The first thing that I did was give my suit in for dry cleaning. So many hours of sweating in cramp rooms filled to the brim with hopeful mommies and daddies and cranky toddlers. Then the actual grind of answering and asking questions at the interview.
“Okay, the last question sir. As a father do you think you support your son’s dreams and goals in life?”
Now if I stare out in open space like a zombie at the ridiculousness of that question my son would probably get rejected from this school. And if I do answer honestly then that would possibly lead up to the same.
I mean seriously, his goal and ambition in life for most days is to make it to the pot before he poops in his pants. However, if I said that I would possibly be asked to step out. Plus, I didn’t want Saima to be upset or worse case have a fight the minute we got home. I could feel Saima stare a hole into my face by her anxious look. I had to act soon and speak up. The only resort that I was left with was to lie. I nodded my head like a sage and answered that I fully support him in all his aspirations and goals in life and would do whatever it takes to make his dreams come true. I knew it was all about the money and felt like adding that I would pay all the ridiculous fee vouchers and all the ridiculous hidden charges without complaint so as to allow my child to be happy and hearty but I decided to keep that to myself.
In the entire process I also had my own reservations. It was my child and my time and my money. I also rejected a few schools along the way. I sued my trump card and spoke my mind.
“If we keep rejecting them then there won’t be anyone left for our child.” Saima always had the tendency to overreact.

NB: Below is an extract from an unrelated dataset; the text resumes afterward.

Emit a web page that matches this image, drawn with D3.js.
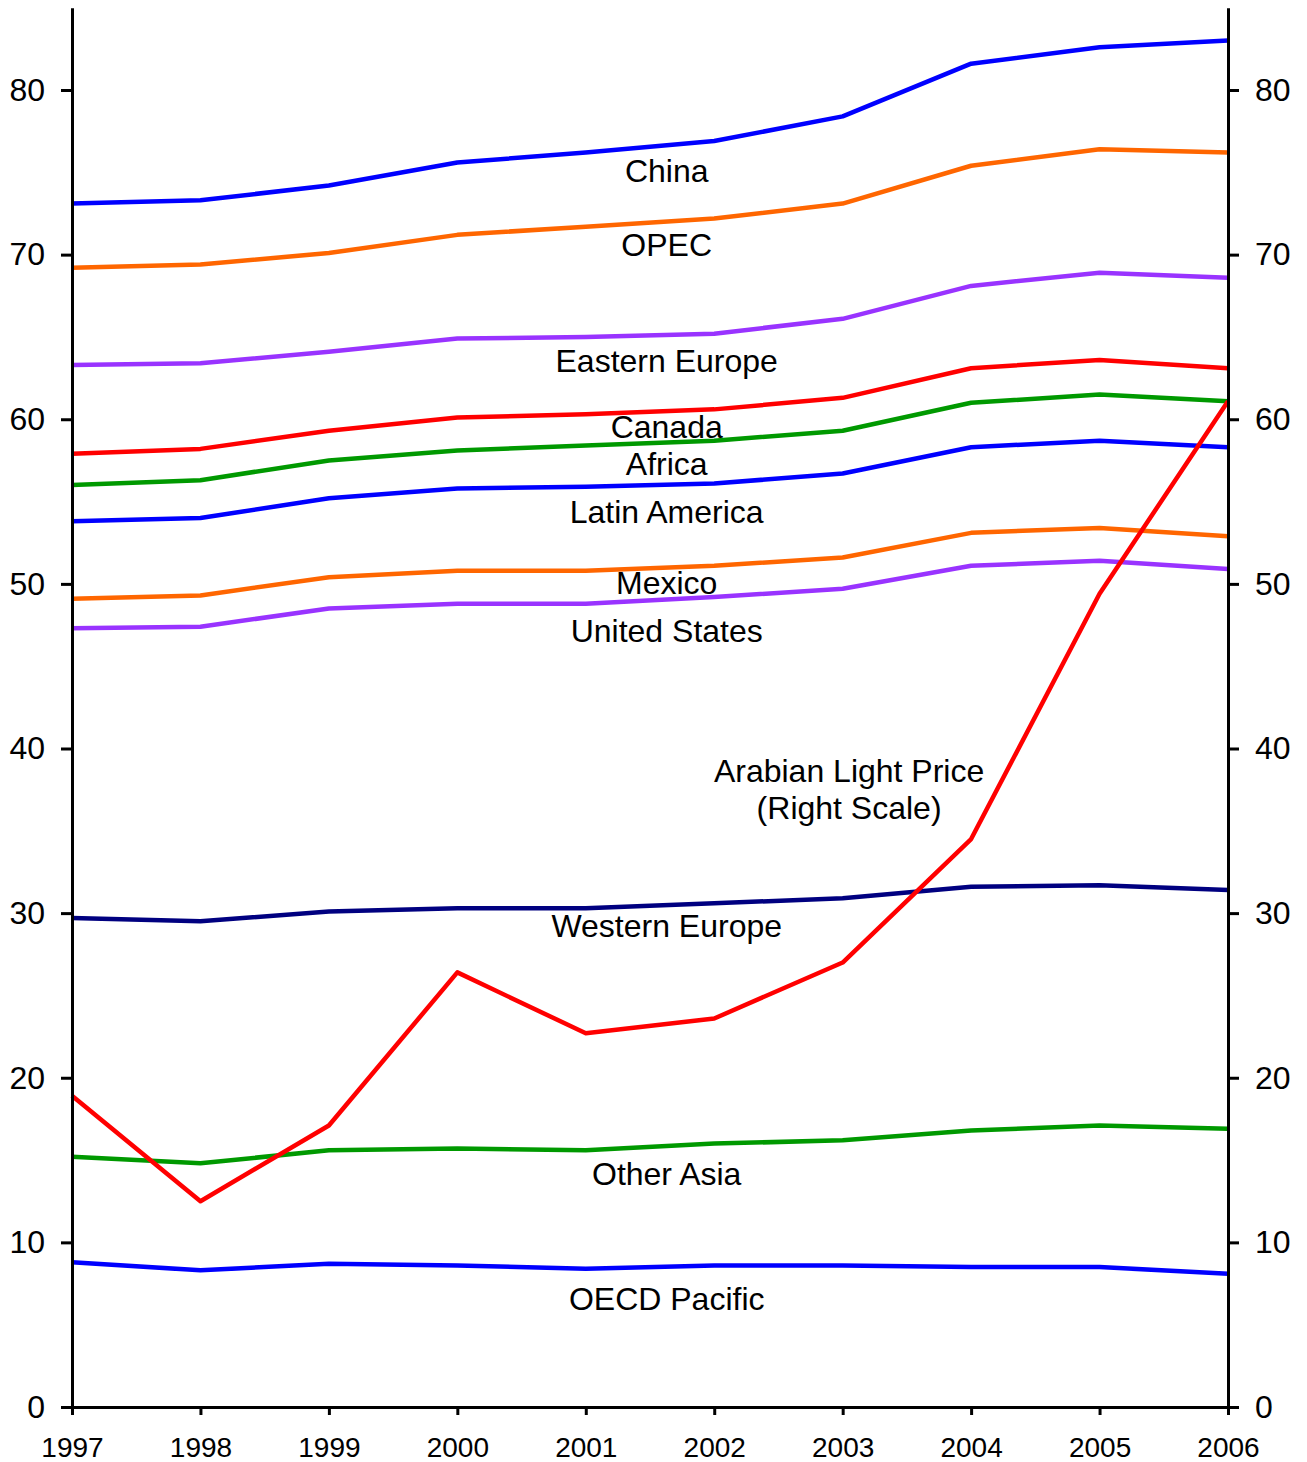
<!DOCTYPE html>
<html>
<head>
<meta charset="utf-8">
<script src="https://cdn.jsdelivr.net/npm/d3@7"></script>
<style>
  body { margin: 0; background: #fff; }
  svg { display: block; }
  text { font-family: "Liberation Sans", Arial, sans-serif; fill: #000; }
</style>
</head>
<body>
<div id="chart"></div>
<script>
// ---- Data ----
const years = [1997, 1998, 1999, 2000, 2001, 2002, 2003, 2004, 2005, 2006];
const yTicks = [0, 10, 20, 30, 40, 50, 60, 70, 80];

const china         = [73.1, 73.3, 74.2, 75.6, 76.2, 76.9, 78.4, 81.6, 82.6, 83.0];
const opec          = [69.2, 69.4, 70.1, 71.2, 71.7, 72.2, 73.1, 75.4, 76.4, 76.2];
const easternEurope = [63.3, 63.4, 64.1, 64.9, 65.0, 65.2, 66.1, 68.1, 68.9, 68.6];
const canada        = [57.9, 58.2, 59.3, 60.1, 60.3, 60.6, 61.3, 63.1, 63.6, 63.1];
const africa        = [56.0, 56.3, 57.5, 58.1, 58.4, 58.7, 59.3, 61.0, 61.5, 61.1];
const latinAmerica  = [53.8, 54.0, 55.2, 55.8, 55.9, 56.1, 56.7, 58.3, 58.7, 58.3];
const mexico        = [49.1, 49.3, 50.4, 50.8, 50.8, 51.1, 51.6, 53.1, 53.4, 52.9];
const unitedStates  = [47.3, 47.4, 48.5, 48.8, 48.8, 49.2, 49.7, 51.1, 51.4, 50.9];
const westernEurope = [29.7, 29.5, 30.1, 30.3, 30.3, 30.6, 30.9, 31.6, 31.7, 31.4];
const otherAsia     = [15.2, 14.8, 15.6, 15.7, 15.6, 16.0, 16.2, 16.8, 17.1, 16.9];
const oecdPacific   = [8.8, 8.3, 8.7, 8.6, 8.4, 8.6, 8.6, 8.5, 8.5, 8.1];
const arabianLight  = [18.9, 12.5, 17.1, 26.4, 22.7, 23.6, 27.0, 34.5, 49.4, 61.1]; // right scale

const seriesNames = ["China", "OPEC", "Eastern Europe", "Canada", "Africa", "Latin America",
  "Mexico", "United States", "Western Europe", "Other Asia", "OECD Pacific", "Arabian Light Price"];
const seriesValues = [china, opec, easternEurope, canada, africa, latinAmerica,
  mexico, unitedStates, westernEurope, otherAsia, oecdPacific, arabianLight];
const seriesAxis = ["left","left","left","left","left","left","left","left","left","left","left","right"];

// ---- Styles / layout ----
const seriesColors = ["#0000FF", "#FF6600", "#9933FF", "#FF0000", "#009900", "#0000FF",
  "#FF6600", "#9933FF", "#000080", "#009900", "#0000FF", "#FF0000"];

// label anchors in data coordinates (year, value at text baseline)
const labelAnchors = [
  {lines: ["China"], x: 2001.63, y: 74.43},
  {lines: ["OPEC"], x: 2001.63, y: 69.92},
  {lines: ["Eastern Europe"], x: 2001.63, y: 62.89},
  {lines: ["Canada"], x: 2001.63, y: 58.86},
  {lines: ["Africa"], x: 2001.63, y: 56.61},
  {lines: ["Latin America"], x: 2001.63, y: 53.70},
  {lines: ["Mexico"], x: 2001.63, y: 49.39},
  {lines: ["United States"], x: 2001.63, y: 46.48},
  {lines: ["Arabian Light Price", "(Right Scale)"], x: 2003.05, y: 37.97},
  {lines: ["Western Europe"], x: 2001.63, y: 28.55},
  {lines: ["Other Asia"], x: 2001.63, y: 13.49},
  {lines: ["OECD Pacific"], x: 2001.63, y: 5.89}
];

const W = 1307, H = 1462;
const margin = {top: 8, right: 79, bottom: 55, left: 72};

const svg = d3.select("#chart").append("svg")
  .attr("width", W).attr("height", H);

const x = d3.scaleLinear().domain([1997, 2006]).range([margin.left, W - margin.right]);
const yL = d3.scaleLinear().domain([0, 85]).range([1407, 1407 - 85 * 16.4625]);
const yR = d3.scaleLinear().domain([0, 85]).range([1407, 1407 - 85 * 16.4625]);

// Lines
const lineGen = (yScale) => d3.line().x((d, i) => x(years[i])).y(d => yScale(d));
seriesValues.forEach((vals, k) => {
  svg.append("path")
    .datum(vals)
    .attr("fill", "none")
    .attr("stroke", seriesColors[k])
    .attr("stroke-width", 4.5)
    .attr("stroke-linejoin", "round")
    .attr("d", lineGen(seriesAxis[k] === "right" ? yR : yL)(vals));
});

// Axes
const axisStyle = g => {
  g.attr("font-size", null);
  g.select(".domain").attr("stroke", "#000").attr("stroke-width", 3).attr("fill", "none");
  g.selectAll(".tick line").attr("stroke", "#000").attr("stroke-width", 3);
};

const gL = svg.append("g").attr("transform", `translate(${margin.left},0)`)
  .call(d3.axisLeft(yL).tickValues(yTicks).tickSize(11).tickSizeOuter(0).tickPadding(16));
axisStyle(gL);
gL.selectAll(".tick text").style("font-size", "32px");

const gR = svg.append("g").attr("transform", `translate(${W - margin.right},0)`)
  .call(d3.axisRight(yR).tickValues(yTicks).tickSize(11).tickSizeOuter(0).tickPadding(16));
axisStyle(gR);
gR.selectAll(".tick text").style("font-size", "32px");

const gX = svg.append("g").attr("transform", `translate(0,${yL(0)})`)
  .call(d3.axisBottom(x).tickValues(years).tickFormat(d3.format("d")).tickSize(8).tickSizeOuter(0).tickPadding(22));
axisStyle(gX);
gX.selectAll(".tick text").style("font-size", "28px");

// Labels
labelAnchors.forEach(a => {
  const t = svg.append("text")
    .attr("x", x(a.x))
    .attr("y", yL(a.y))
    .attr("text-anchor", "middle")
    .style("font-size", "32px");
  a.lines.forEach((ln, i) => {
    t.append("tspan").attr("x", x(a.x)).attr("dy", i === 0 ? 0 : 37).text(ln);
  });
});
</script>
</body>
</html>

But to be honest I didn’t find one principal out there that impressed me. A principal, an academician, an educationist that dealt with us not like a meal ticket but like we were people, which we were but lately I began to question this reality. There wasn’t anyone who talked to us as if we mattered. After all we brought this meal ticket into the world and looking at him showed not only lots of love had been showered on him and attention but also good manners and good upbringing.
He didn’t pick his nose in public, said sorry and please and showed real care to animals. Not one woman out of them all noticed that. It was always a list of questions that bordered on the insane. Whether we would be having another child was a personal question and nobody’s business but ours. If we took ten holidays in a year or none was our business too. And these were only a few absurd questions that I had to answer. I strongly doubted whether any of these schools were what I wanted for Ibrahim but beggars can’t be choosers and short of deciding to home school my kid I had to settle with the best of the worst.

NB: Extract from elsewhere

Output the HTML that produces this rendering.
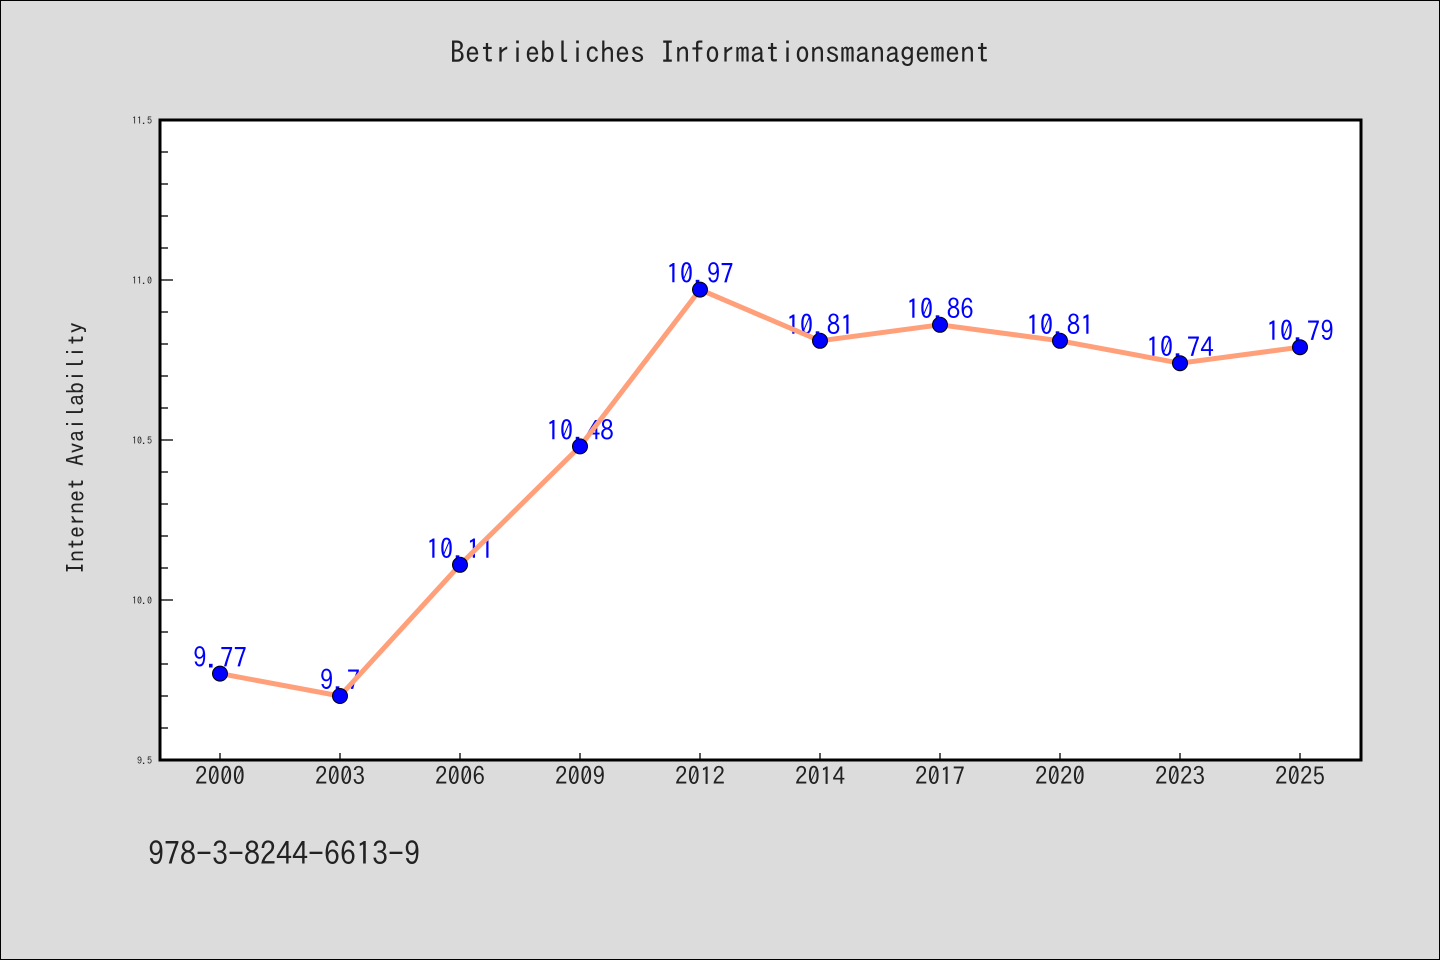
<!DOCTYPE html>
<html><head><meta charset="utf-8"><style>
html,body{margin:0;padding:0;background:#dcdcdc}
svg{display:block}
text{font-family:"IPAGothic","WenQuanYi Zen Hei","Noto Sans CJK JP",monospace}
</style></head><body>
<svg width="1440" height="960" viewBox="0 0 1440 960">
<rect x="0.5" y="0.5" width="1439" height="959" fill="#dcdcdc" stroke="#000"/>
<text x="720" y="63" text-anchor="middle" font-size="30" fill="#222">Betriebliches Informationsmanagement</text>
<rect x="160" y="120" width="1201" height="640" fill="#fff"/>
<g id="yaxis"></g><g id="xaxis"></g><g id="labels"></g><g id="series"></g><g id="markers"></g>
<rect x="160" y="120" width="1201" height="640" fill="none" stroke="#000" stroke-width="3"/>
<text transform="translate(84,448) rotate(-90)" text-anchor="middle" font-size="24" fill="#222">Internet Availability</text>
<text x="148" y="865" font-size="32" fill="#222">978-3-8244-6613-9</text>
</svg>
<script>
const categories=["2000","2003","2006","2009","2012","2014","2017","2020","2023","2025"];
const values=[9.77,9.70,10.11,10.48,10.97,10.81,10.86,10.81,10.74,10.79];
const valueLabels=["9.77","9.7","10.11","10.48","10.97","10.81","10.86","10.81","10.74","10.79"];
const yTicks=[9.5,10.0,10.5,11.0,11.5];
const yMin=9.5,yMax=11.5;
const NS="http://www.w3.org/2000/svg";
const X=i=>220+i*120;
const Y=v=>760-(v-yMin)/(yMax-yMin)*640;
function mk(tag,attrs,parent,txt){const e=document.createElementNS(NS,tag);for(const k in attrs)e.setAttribute(k,attrs[k]);if(txt!==undefined)e.textContent=txt;document.getElementById(parent).appendChild(e);return e;}
for(let v=yMin;v<=yMax+1e-9;v+=0.1){
  const major=yTicks.some(t=>Math.abs(t-v)<1e-6);
  const t=mk('line',{x1:160,x2:160+(major?13:8),y1:Y(v),y2:Y(v),stroke:'#000','stroke-width':1.3},'yaxis');
  
  
}
yTicks.forEach(v=>{
  const t=mk('text',{x:152,y:Y(v)+4,'text-anchor':'end','font-size':10,fill:'#222'},'yaxis',v.toFixed(1));
  
  
});
categories.forEach((c,i)=>{
  const l=mk('line',{x1:X(i),x2:X(i),y1:760,y2:753,stroke:'#000','stroke-width':1.3},'xaxis');
  
  
  const t=mk('text',{x:X(i),y:785,'text-anchor':'middle','font-size':25,fill:'#222'},'xaxis',c);
  
  
});
values.forEach((v,i)=>{
  const t=mk('text',{x:X(i),y:Y(v)-6,'text-anchor':'middle','font-size':27,fill:'#0000ff'},'labels',valueLabels[i]);
  
  
});
const p=mk('polyline',{points:values.map((v,i)=>X(i)+','+Y(v)).join(' '),fill:'none',stroke:'#ffa07a','stroke-width':5,'stroke-linejoin':'round'},'series');


values.forEach((v,i)=>{
  const c=mk('circle',{cx:X(i),cy:Y(v),r:7.5,fill:'#0000ff',stroke:'#000','stroke-width':1},'markers');
  
  
});
</script>
</body></html>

So I shut my eyes and my mind to the mess in my head and went with the flow.
I could see the amount of pressure that all of this was causing Saima. He had a strict ritual of waking up at ten and would be drilled right after breakfast. He had to solve so many quizzes and puzzles. Then after that he would be given some lunch and allowed to sleep for about an hour or so then back to the drill in the evening.
“You have to lighten up Saima. We haven’t gone out in so many days. He needs some fresh air and he needs a break. Look at him. He seems sad. You need a break too. Look at you. You look unwell. I am actually concerned.”
And yes to be honest he was sad. He was melancholic and tired. “I know but just a few more days. Once he’s appeared for all the tests and we’ve had all the interviews, we can all rest.”
So when it was all over I made sure we all relaxed. We ordered dinner at home and had a good meal. We arrived bright and early at the orientation. I was just another face amongst the freshly washed, polished and buffed faces around me. As we were seated into the auditorium I looked around to see the ostentatiousness. Money can buy us anything these days. I hoped that it would buy my son some character too in this institution.
The orientation started soon enough and I laughed and clapped at all the right punch lines and I nodded when I was congratulated on my wise decision to bring my son into this amazing place. Saima looked self-absorbed and accomplished too. At least I was happy to see that she was happy. Ibrahim looked overwhelmed but I knew I would assuage him in time and I continued to smile.